In preparing a chromosome squash, the HAC is used as a conventional
stain. Chromosomes stain lightly, but can be seen clearly using phase contrast.
To make a preparation permanent the slide is allowed to sit for 2-3 days
at room temperature and in this time the HAC slowly hardens. Slides are
then sealed using clear nail polish. The great asset of this technique
is that the slide becomes permanent without having to remove the coverslip.
|60 gms gum arabic||100 mls distilled water|
|400 gms chloral hydrate||40 mls glycerine|
Dissolve gum arabic in water for 24 hours. Add chloral
hydrate. Let stand 24 hours. Add glycerine. Do not use heat. Bubbles should
disappear after several hours.
|45 cc glacial acetic acid||55 cc distilled water|
Add 0.5 gm of carmine, boil gently for 5 mins in a reflux condenser. Shake well and filter when cool. A drop or two of 45% acetic acid saturated with iron acetate can be added.
The Wagners at Michigan use Newcomers solution as the fixative of choice for fern material before HAC preparations. Newcomers was originally developed for bird chromosome research. An initial study using maize has been made to compare this fixative with the traditional Farmer's fluid (absolute alcohol 3 : acetic acid 1) and 2.5% glutaraldehyde in pH 6.8 buffer. The latter is used in electron microscopy for plant material and is recommended as a non-coagulative fixative. Newcomer's without dioxane was also tested but it was not satisfactory because the sporocytes burst too easily and the chromosomes did not stain significantly. Material placed in Newcomer's is allowed to stand several hours at room temperature, before being stored in a freezer. Fern material fixed in Newcomer's has been stored for years without deterioration.
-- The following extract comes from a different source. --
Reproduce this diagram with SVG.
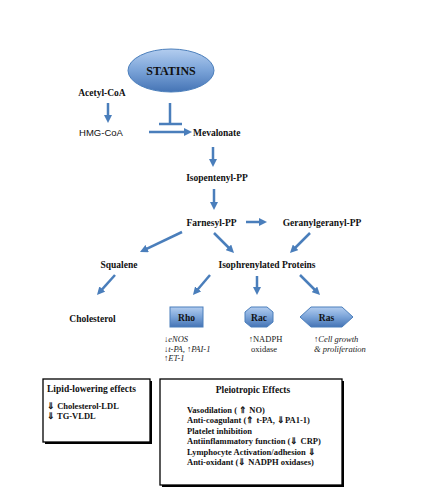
<svg xmlns="http://www.w3.org/2000/svg" width="442" height="497" viewBox="0 0 442 497">
<defs>
<linearGradient id="gBlue" x1="0" y1="0" x2="0" y2="1">
<stop offset="0" stop-color="#b3cdef"/>
<stop offset="0.5" stop-color="#7aa3d8"/>
<stop offset="1" stop-color="#4574b5"/>
</linearGradient>
<marker id="ah" viewBox="0 0 8 8" markerWidth="8" markerHeight="8" markerUnits="userSpaceOnUse" refX="3" refY="4" orient="auto">
<path d="M0,0 L8,4 L0,8 z" fill="#4a7ebb"/>
</marker>
</defs>
<style>
.lbl{font-family:"Liberation Serif","Times New Roman",serif;font-weight:bold;font-size:9.5px;fill:#111;}
.sans{font-family:"Liberation Sans",Arial,sans-serif;font-size:9.5px;fill:#111;}
.it{font-family:"Liberation Serif","Times New Roman",serif;font-style:italic;font-size:8.5px;fill:#222;}
.rg{font-family:"Liberation Serif","Times New Roman",serif;font-size:8.5px;fill:#222;}
.box{fill:#fff;stroke:#000;stroke-width:1.3;}
.shadow{fill:#000;}
.bt{font-family:"Liberation Serif","Times New Roman",serif;font-weight:bold;font-size:8.5px;fill:#111;}
.shape{fill:url(#gBlue);stroke:#4a7ebb;stroke-width:1;}
.arr{stroke:#4a7ebb;stroke-width:2.5;fill:none;marker-end:url(#ah);}
.inh{stroke:#4a7ebb;stroke-width:2.5;fill:none;}
</style>
<rect width="442" height="497" fill="#fff"/>

<g id="statins">
<ellipse cx="171" cy="70.5" rx="43" ry="21.5" class="shape"/>
<text x="171" y="75" text-anchor="middle" class="lbl" style="font-size:12px">STATINS</text>
</g>
<g id="acetyl-coa"><text x="102" y="95.5" text-anchor="middle" class="lbl">Acetyl-CoA</text></g>
<g id="hmg-coa"><text x="101" y="135.5" text-anchor="middle" class="sans">HMG-CoA</text></g>
<g id="mevalonate"><text x="193" y="135.5" class="lbl">Mevalonate</text></g>
<g id="isopentenyl-pp"><text x="217" y="180.5" text-anchor="middle" class="lbl">Isopentenyl-PP</text></g>
<g id="farnesyl-pp"><text x="211.5" y="225.5" text-anchor="middle" class="lbl">Farnesyl-PP</text></g>
<g id="geranylgeranyl-pp"><text x="322" y="225.5" text-anchor="middle" class="lbl">Geranylgeranyl-PP</text></g>
<g id="squalene"><text x="119" y="267.5" text-anchor="middle" class="lbl">Squalene</text></g>
<g id="isoprenylated"><text x="267" y="267.5" text-anchor="middle" class="lbl">Isophrenylated Proteins</text></g>
<g id="cholesterol"><text x="92.5" y="321.5" text-anchor="middle" class="lbl">Cholesterol</text></g>

<g id="rho">
<rect x="170" y="307" width="33" height="20" class="shape"/>
<text x="186.5" y="320.5" text-anchor="middle" class="lbl">Rho</text>
<text x="164" y="342" class="it">↓eNOS</text>
<text x="164" y="351.5" class="it">↓t-PA, ↑PAI-1</text>
<text x="164" y="361" class="it">↑ET-1</text>
</g>
<g id="rac">
<path d="M251,307 L267,307 L273,312 L273,322 L267,327 L251,327 L245,322 L245,312 Z" class="shape" stroke-linejoin="round"/>
<text x="259" y="320.5" text-anchor="middle" class="lbl">Rac</text>
<text x="265.5" y="342" text-anchor="middle" class="rg">↑NADPH</text>
<text x="264" y="351.5" text-anchor="middle" class="rg">oxidase</text>
</g>
<g id="ras">
<path d="M300,317 L311,307 L342,307 L353,317 L342,327 L311,327 Z" class="shape"/>
<text x="326.5" y="320.5" text-anchor="middle" class="lbl">Ras</text>
<text x="314" y="342" class="it">↑Cell growth</text>
<text x="314" y="351.5" class="it">&amp; proliferation</text>
</g>

<g id="lipid-box">
<rect x="45" y="381" width="107" height="63" class="shadow"/>
<rect x="43" y="379" width="107" height="63" class="box"/>
<text x="47" y="391.5" class="lbl">Lipid-lowering effects</text>
<text x="47" y="409" class="bt">⇓ Cholesterol-LDL</text>
<text x="47" y="419" class="bt">⇓ TG-VLDL</text>
</g>
<g id="pleiotropic-box">
<rect x="162" y="381" width="182" height="106" class="shadow"/>
<rect x="160" y="379" width="182" height="106" class="box"/>
<text x="253" y="393" text-anchor="middle" class="lbl">Pleiotropic Effects</text>
<text x="187" y="412.5" class="bt">Vasodilation ( ⇑ NO)</text>
<text x="187" y="423" class="bt">Anti-coagulant (⇑ t-PA, ⇓PA1-1)</text>
<text x="187" y="433.5" class="bt">Platelet inhibition</text>
<text x="187" y="444" class="bt">Antiinflammatory function (⇓ CRP)</text>
<text x="187" y="454.5" class="bt">Lymphocyte Activation/adhesion ⇓</text>
<text x="187" y="465" class="bt">Anti-oxidant (⇓ NADPH oxidases)</text>
</g>

<g id="connectors">
<line x1="108" y1="103" x2="108" y2="118" class="arr"/>
<line x1="170" y1="103" x2="170" y2="124" class="inh"/>
<line x1="159" y1="124" x2="182" y2="124" class="inh"/>
<line x1="149" y1="132" x2="187" y2="132" class="arr"/>
<line x1="213" y1="147" x2="213" y2="162" class="arr"/>
<line x1="214" y1="189" x2="214" y2="205" class="arr"/>
<line x1="246" y1="222" x2="262" y2="222" class="arr"/>
<line x1="182" y1="232" x2="144.5" y2="249.8" class="arr"/>
<line x1="214" y1="233" x2="230.5" y2="249.5" class="arr"/>
<line x1="310" y1="233" x2="293.5" y2="249.5" class="arr"/>
<line x1="115" y1="275" x2="100.3" y2="291.3" class="arr"/>
<line x1="210" y1="275" x2="196.2" y2="291.2" class="arr"/>
<line x1="257" y1="276" x2="257" y2="290" class="arr"/>
<line x1="300" y1="275" x2="316.5" y2="291.5" class="arr"/>
</g>
</svg>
Summary of initial results:
With material fixed in Newcomer's it was easier to get more mother cells with good chromosome spreads than with material from any other fixative, otherwise the results with Newcomer's and Farmers were nearly equivalent.
When glutaraldehyde was used as a fixative the cytoplasm fixed well, but the nucleolus appeared to shrink in size, leaving a gap that appears as a distracting halo around the structure. Glutaraldehyde penetrates tissues very slowly and this may result in osmotic shrinking of the nucleolus before fixation.